> _Given problem_:
Each line that follows is to be retyped exactly.

> _Dataset content_:
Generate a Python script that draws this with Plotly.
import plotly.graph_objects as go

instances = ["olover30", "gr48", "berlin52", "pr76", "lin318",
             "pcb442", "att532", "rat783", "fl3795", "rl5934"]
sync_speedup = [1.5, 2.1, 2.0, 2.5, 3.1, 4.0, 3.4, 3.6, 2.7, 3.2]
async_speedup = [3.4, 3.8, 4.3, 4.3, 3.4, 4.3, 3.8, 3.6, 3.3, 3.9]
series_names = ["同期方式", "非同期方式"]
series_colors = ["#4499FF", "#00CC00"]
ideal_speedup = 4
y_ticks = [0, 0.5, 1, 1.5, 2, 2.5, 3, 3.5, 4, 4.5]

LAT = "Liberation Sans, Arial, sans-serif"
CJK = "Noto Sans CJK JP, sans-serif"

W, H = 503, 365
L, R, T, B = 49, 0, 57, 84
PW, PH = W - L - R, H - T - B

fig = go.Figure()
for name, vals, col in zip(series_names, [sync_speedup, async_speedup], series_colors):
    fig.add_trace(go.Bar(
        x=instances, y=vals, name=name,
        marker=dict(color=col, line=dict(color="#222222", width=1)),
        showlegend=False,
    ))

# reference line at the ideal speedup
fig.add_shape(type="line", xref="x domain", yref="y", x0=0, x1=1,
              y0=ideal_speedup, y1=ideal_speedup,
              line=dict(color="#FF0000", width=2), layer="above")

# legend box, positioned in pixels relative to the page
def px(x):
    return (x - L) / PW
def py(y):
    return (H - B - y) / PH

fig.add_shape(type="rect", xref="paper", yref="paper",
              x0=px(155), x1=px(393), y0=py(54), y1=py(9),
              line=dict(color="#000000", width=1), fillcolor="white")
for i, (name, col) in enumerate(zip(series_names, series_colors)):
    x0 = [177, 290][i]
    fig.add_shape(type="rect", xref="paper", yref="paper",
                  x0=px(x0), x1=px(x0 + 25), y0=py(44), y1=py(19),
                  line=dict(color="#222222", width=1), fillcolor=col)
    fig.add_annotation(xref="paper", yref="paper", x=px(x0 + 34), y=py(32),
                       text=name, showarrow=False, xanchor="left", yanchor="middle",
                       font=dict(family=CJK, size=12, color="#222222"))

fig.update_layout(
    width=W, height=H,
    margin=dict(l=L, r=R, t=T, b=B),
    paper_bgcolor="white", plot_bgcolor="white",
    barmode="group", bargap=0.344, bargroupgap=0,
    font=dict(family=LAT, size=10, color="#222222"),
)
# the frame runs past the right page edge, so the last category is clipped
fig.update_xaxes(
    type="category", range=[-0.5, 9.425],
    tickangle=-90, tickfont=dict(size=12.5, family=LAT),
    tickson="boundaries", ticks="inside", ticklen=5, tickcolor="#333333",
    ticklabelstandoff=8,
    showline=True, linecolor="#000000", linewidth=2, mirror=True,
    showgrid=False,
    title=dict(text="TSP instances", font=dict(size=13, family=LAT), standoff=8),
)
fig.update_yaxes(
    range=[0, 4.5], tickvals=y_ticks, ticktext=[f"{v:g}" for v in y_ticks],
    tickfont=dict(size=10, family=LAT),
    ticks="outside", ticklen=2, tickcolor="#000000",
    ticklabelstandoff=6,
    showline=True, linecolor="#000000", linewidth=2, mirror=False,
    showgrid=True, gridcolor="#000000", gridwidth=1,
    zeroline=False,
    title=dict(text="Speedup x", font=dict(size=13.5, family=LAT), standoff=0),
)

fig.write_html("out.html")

> _Answer to this exercise_:
Generate a Python script that draws this with Plotly.
import plotly.graph_objects as go

instances = ["olover30", "gr48", "berlin52", "pr76", "lin318",
             "pcb442", "att532", "rat783", "fl3795", "rl5934"]
sync_speedup = [1.5, 2.1, 2.0, 2.5, 3.1, 4.0, 3.4, 3.6, 2.7, 3.2]
async_speedup = [3.4, 3.8, 4.3, 4.3, 3.4, 4.3, 3.8, 3.6, 3.3, 3.9]
series_names = ["同期方式", "非同期方式"]
series_colors = ["#4499FF", "#00CC00"]
ideal_speedup = 4
y_ticks = [0, 0.5, 1, 1.5, 2, 2.5, 3, 3.5, 4, 4.5]

LAT = "Liberation Sans, Arial, sans-serif"
CJK = "Noto Sans CJK JP, sans-serif"

W, H = 503, 365
L, R, T, B = 49, 0, 57, 84
PW, PH = W - L - R, H - T - B

fig = go.Figure()
for name, vals, col in zip(series_names, [sync_speedup, async_speedup], series_colors):
    fig.add_trace(go.Bar(
        x=instances, y=vals, name=name,
        marker=dict(color=col, line=dict(color="#222222", width=1)),
        showlegend=False,
    ))

# reference line at the ideal speedup
fig.add_shape(type="line", xref="x domain", yref="y", x0=0, x1=1,
              y0=ideal_speedup, y1=ideal_speedup,
              line=dict(color="#FF0000", width=2), layer="above")

# legend box, positioned in pixels relative to the page
def px(x):
    return (x - L) / PW
def py(y):
    return (H - B - y) / PH

fig.add_shape(type="rect", xref="paper", yref="paper",
              x0=px(155), x1=px(393), y0=py(54), y1=py(9),
              line=dict(color="#000000", width=1), fillcolor="white")
for i, (name, col) in enumerate(zip(series_names, series_colors)):
    x0 = [177, 290][i]
    fig.add_shape(type="rect", xref="paper", yref="paper",
                  x0=px(x0), x1=px(x0 + 25), y0=py(44), y1=py(19),
                  line=dict(color="#222222", width=1), fillcolor=col)
    fig.add_annotation(xref="paper", yref="paper", x=px(x0 + 34), y=py(32),
                       text=name, showarrow=False, xanchor="left", yanchor="middle",
                       font=dict(family=CJK, size=12, color="#222222"))

fig.update_layout(
    width=W, height=H,
    margin=dict(l=L, r=R, t=T, b=B),
    paper_bgcolor="white", plot_bgcolor="white",
    barmode="group", bargap=0.344, bargroupgap=0,
    font=dict(family=LAT, size=10, color="#222222"),
)
# the frame runs past the right page edge, so the last category is clipped
fig.update_xaxes(
    type="category", range=[-0.5, 9.425],
    tickangle=-90, tickfont=dict(size=12.5, family=LAT),
    tickson="boundaries", ticks="inside", ticklen=5, tickcolor="#333333",
    ticklabelstandoff=8,
    showline=True, linecolor="#000000", linewidth=2, mirror=True,
    showgrid=False,
    title=dict(text="TSP instances", font=dict(size=13, family=LAT), standoff=8),
)
fig.update_yaxes(
    range=[0, 4.5], tickvals=y_ticks, ticktext=[f"{v:g}" for v in y_ticks],
    tickfont=dict(size=10, family=LAT),
    ticks="outside", ticklen=2, tickcolor="#000000",
    ticklabelstandoff=6,
    showline=True, linecolor="#000000", linewidth=2, mirror=False,
    showgrid=True, gridcolor="#000000", gridwidth=1,
    zeroline=False,
    title=dict(text="Speedup x", font=dict(size=13.5, family=LAT), standoff=0),
)

fig.write_html("out.html")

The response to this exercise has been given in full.